For my dollar the best gaming laptop for the money right now is HP's Omen 15, provided you make a couple of configuration changes on the product page. If you do, you can walk away with the least expensive laptop around to feature an Nvidia GeForce RTX 3070 GPU, priced at $1,289.99. That's a heck of a bargain for the hardware.
The base laptop runs $1,099.99 and pairs a Ryzen 5 5600H processor with a GeForce RTX 3060 GPU and 8GB of RAM. That's decent, but if you bump up the CPU/GPU combo to a Ryzen 7 5800H and GeForce RTX 3070 (+$140) and double the RAM to 16GB (+$50), you're still under $1,300. I've poked my head at various retailers like Best Buy and Newegg and the majority of what I found with a GeForce RTX 3070 runs several hundred dollars more.
In this case, the cheapest RTX 3070 that is in stock at Best Buy appears to be this same HP Omen model, except it's selling for $1,699.99.

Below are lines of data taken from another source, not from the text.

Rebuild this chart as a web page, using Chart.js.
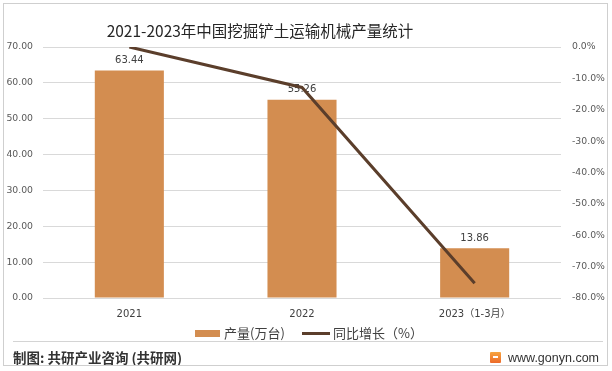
<!DOCTYPE html>
<html>
<head>
<meta charset="utf-8">
<script src="https://cdn.jsdelivr.net/npm/chart.js@4"></script>
<style>
  html, body { margin:0; padding:0; background:#fff; }
  #wrap { position:relative; width:612px; height:371px; overflow:hidden; font-family:"Noto Sans CJK SC","Noto Sans",sans-serif; }
  #box { position:absolute; left:3px; top:3px; width:605px; height:363px; border:1px solid #cfcfcf; box-sizing:border-box; pointer-events:none; }
  #cv { position:absolute; left:0; top:0; }
  #title { position:absolute; left:0; width:520px; top:19px; text-align:center; font-size:15.5px; color:#262626; line-height:22px; }
  #legend { position:absolute; top:325px; left:0; width:612px; height:16px; font-size:13px; color:#404040; }
  .sw { position:absolute; }
  .lt { position:absolute; top:0; line-height:16px; white-space:nowrap; }
  #sep { position:absolute; left:13px; top:341px; width:590px; height:1px; background:#d4d4d4; }
  #foot { position:absolute; left:13px; top:347px; font-size:13.5px; font-weight:bold; color:#333; line-height:20px; white-space:nowrap; }
  #site { position:absolute; left:508px; top:349px; font-size:12.5px; color:#333; line-height:18px; font-family:"Liberation Sans","Noto Sans",sans-serif; white-space:nowrap; }
  #logo { position:absolute; left:490px; top:352px; width:11px; height:11px; background:linear-gradient(#f7a540,#ec6a2a); border-radius:1px; }
  #logo:after { content:""; position:absolute; left:3px; top:4px; width:5px; height:2px; background:#fff; }
</style>
</head>
<body>
<div id="wrap">
  <canvas id="cv" width="612" height="371"></canvas>
  <div id="title">2021-2023年中国挖掘铲土运输机械产量统计</div>
  <div id="legend">
    <div class="sw" style="left:195px;top:5px;width:25px;height:7px;background:#D38D50"></div>
    <div class="lt" style="left:224px">产量(万台)</div>
    <div class="sw" style="left:302px;top:7px;width:28px;height:3px;background:#5B3E2B"></div>
    <div class="lt" style="left:333px">同比增长（%）</div>
  </div>
  <div id="sep"></div>
  <div id="foot">制图: 共研产业咨询 (共研网)</div>
  <div id="logo"></div>
  <div id="site">www.gonyn.com</div>
  <div id="box"></div>
</div>
<script>
const categories = ['2021', '2022', '2023（1-3月）'];
const outputValues = [63.44, 55.26, 13.86];
const growthValues = [0.0, -12.9, -75.3];
const leftAxisRange = [0, 70, 10];
const rightAxisRange = [-80, 0, 10];

const barColor = '#D38D50';
const lineColor = '#5B3E2B';
const tickFont = { size: 9.3, family: '"DejaVu Sans", sans-serif' };

const barLabels = {
  id: 'barLabels',
  afterDatasetDraw(chart, args) {
    if (args.index !== 0) return;
    const ctx = chart.ctx;
    const meta = chart.getDatasetMeta(0);
    ctx.save();
    ctx.font = '10px "DejaVu Sans", sans-serif';
    ctx.fillStyle = '#404040';
    ctx.textAlign = 'center';
    ctx.textBaseline = 'bottom';
    meta.data.forEach((el, i) => {
      ctx.fillText(outputValues[i].toFixed(2), el.x, el.y - 5);
    });
    ctx.restore();
  }
};

new Chart(document.getElementById('cv'), {
  data: {
    labels: categories,
    datasets: [
      {
        type: 'bar',
        label: '产量(万台)',
        data: outputValues,
        backgroundColor: barColor,
        yAxisID: 'y',
        barPercentage: 0.4,
        categoryPercentage: 1.0,
        order: 1
      },
      {
        type: 'line',
        label: '同比增长（%）',
        data: growthValues,
        borderColor: lineColor,
        backgroundColor: lineColor,
        borderWidth: 3,
        pointRadius: 0,
        tension: 0,
        yAxisID: 'y1',
        order: 0
      }
    ]
  },
  options: {
    responsive: false,
    animation: false,
    layout: { padding: { top: 47, bottom: 33, left: 0, right: 0 } },
    plugins: {
      legend: { display: false },
      title: { display: false },
      tooltip: { enabled: false }
    },
    scales: {
      x: {
        grid: { display: false },
        border: { display: false },
        ticks: { font: { size: 10, family: '"DejaVu Sans", "Noto Sans CJK SC", sans-serif' }, color: '#404040', padding: 2, maxRotation: 0 },
        afterFit(s) { s.height = 40; }
      },
      y: {
        position: 'left',
        min: leftAxisRange[0], max: leftAxisRange[1],
        ticks: { stepSize: leftAxisRange[2], callback: v => Number(v).toFixed(2), font: tickFont, color: '#595959', padding: 10 },
        grid: { color: '#d9d9d9', drawTicks: false, lineWidth: 1 },
        border: { display: false },
        afterFit(s) { s.width = 43; }
      },
      y1: {
        position: 'right',
        min: rightAxisRange[0], max: rightAxisRange[1],
        ticks: { stepSize: rightAxisRange[2], callback: v => Number(v).toFixed(1) + '%', font: tickFont, color: '#595959', padding: 11 },
        grid: { display: false, drawTicks: false },
        border: { display: false },
        afterFit(s) { s.width = 51; }
      }
    }
  },
  plugins: [barLabels]
});
</script>
</body>
</html>
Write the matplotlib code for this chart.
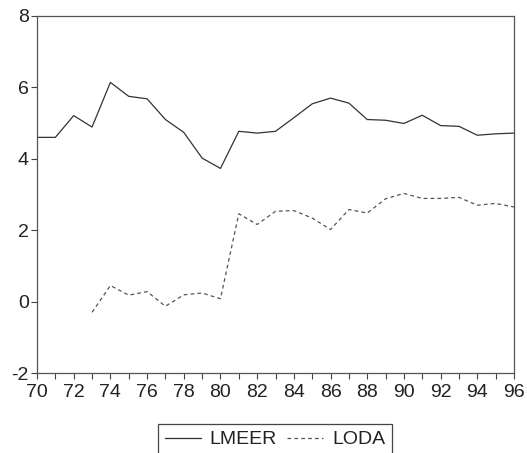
import matplotlib
matplotlib.use("Agg")
import matplotlib.pyplot as plt
import numpy as np

years = list(range(70, 97))
lmeer = [4.60, 4.60, 5.21, 4.89, 6.14, 5.75, 5.68, 5.10, 4.74, 4.02, 3.73,
         4.77, 4.72, 4.77, 5.15, 5.54, 5.70, 5.56, 5.10, 5.08, 4.99, 5.22,
         4.93, 4.91, 4.66, 4.70, 4.72]
loda_years = list(range(73, 97))
loda = [-0.30, 0.45, 0.18, 0.28, -0.13, 0.19, 0.24, 0.08, 2.46, 2.16, 2.53,
        2.55, 2.34, 2.02, 2.58, 2.48, 2.88, 3.03, 2.89, 2.89, 2.92, 2.70,
        2.75, 2.65]
yticks = [-2, 0, 2, 4, 6, 8]
xticklabels = [str(y) for y in range(70, 97, 2)]

plt.rcParams['font.family'] = ['Liberation Sans', 'DejaVu Sans']
plt.rcParams['axes.unicode_minus'] = False

fig = plt.figure(figsize=(5.27, 4.53), dpi=100)
ax = fig.add_axes([37/527, 1-373/453, (514-37)/527, (373-16)/453])

ax.plot(years, lmeer, color='#333333', lw=0.9, label='LMEER')
ax.plot(loda_years, loda, color='#555555', lw=0.9, ls=(0, (3, 2.5)), label='LODA')

ax.set_xlim(70, 96)
ax.set_ylim(-2, 8)
ax.set_yticks(yticks)
ax.set_xticks(list(range(70, 97, 2)))
ax.set_xticklabels(xticklabels)
ax.set_xticks(years, minor=True)
ax.tick_params(axis='both', which='both', direction='out', length=4, width=0.8,
               color='#444444', labelsize=14, pad=2, labelcolor='#222222')
ax.tick_params(axis='x', which='both', pad=4)
for s in ax.spines.values():
    s.set_color('#555555')
    s.set_linewidth(0.9)

leg = fig.legend(loc='upper center', bbox_to_anchor=(275/527, 1-424/453), ncol=2,
                 frameon=True, fancybox=False, fontsize=14, handlelength=1.85,
                 handletextpad=0.45, columnspacing=0.55, borderpad=0.35,
                 borderaxespad=0, edgecolor='#444444', framealpha=1,
                 labelcolor='#222222')
leg.get_frame().set_linewidth(0.9)

fig.savefig('out.png', dpi=100)
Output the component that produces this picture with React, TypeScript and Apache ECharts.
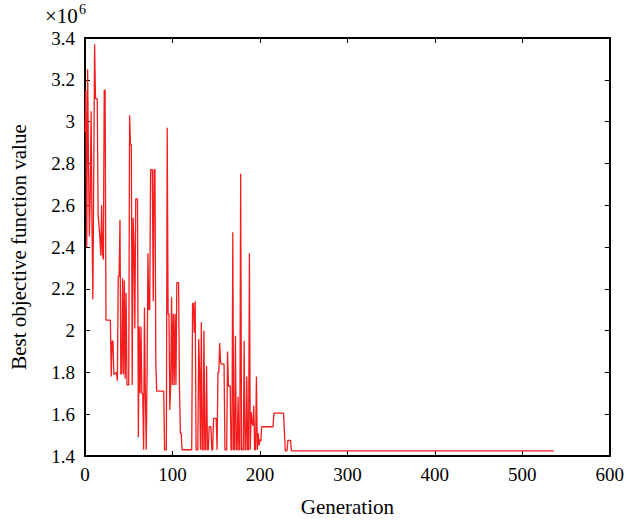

HP Omen 15 Laptop | 144Hz | Ryzen 7 5800H | GeForce RTX 3070 | 16GB RAM | 512GB SSD | $1,289.99 at HP
This is such a good deal that we wonder if it is a pricing error on HP's part. It's worth giving it a shot, though, just be sure to manually select the Ryzen 7 5800H + GeForce RTX 3070 combo and 16GB of RAM when clicking through to the base config.
This brings up the possibility that it is a pricing error on HP's part, and perhaps the system builder will cancel orders. But that is not a foregone conclusion. The absolute cheapest RTX 3070 laptop at Best Buy is an out-of-stock Asus TUF Dash model with an Intel Core i7 11370H, 16GB of RAM, and 1TB SSD for $1,449.99, which is a little closer in price to the Omen.
The other caveat is we don't know how the RTX 3070 is configured. It could be a Max-Q configuration with a lower TDP and clock speed, but even if so, I wouldn't hesitate to pounce on this if I was in the market for a new laptop.
The only thing I might change is the default storage option—HP has it set to two 256GB NVMe SSDs in RAID 0, giving you 512GB of storage. If one of those drives fails, your data is kaput. The benefit of RAID 0 is faster speed, but for the most part, the real-world benefit is likely to go unnoticed. If you'd rather player safer with a single 512GB NVMe SSD, it'll cost $20 more.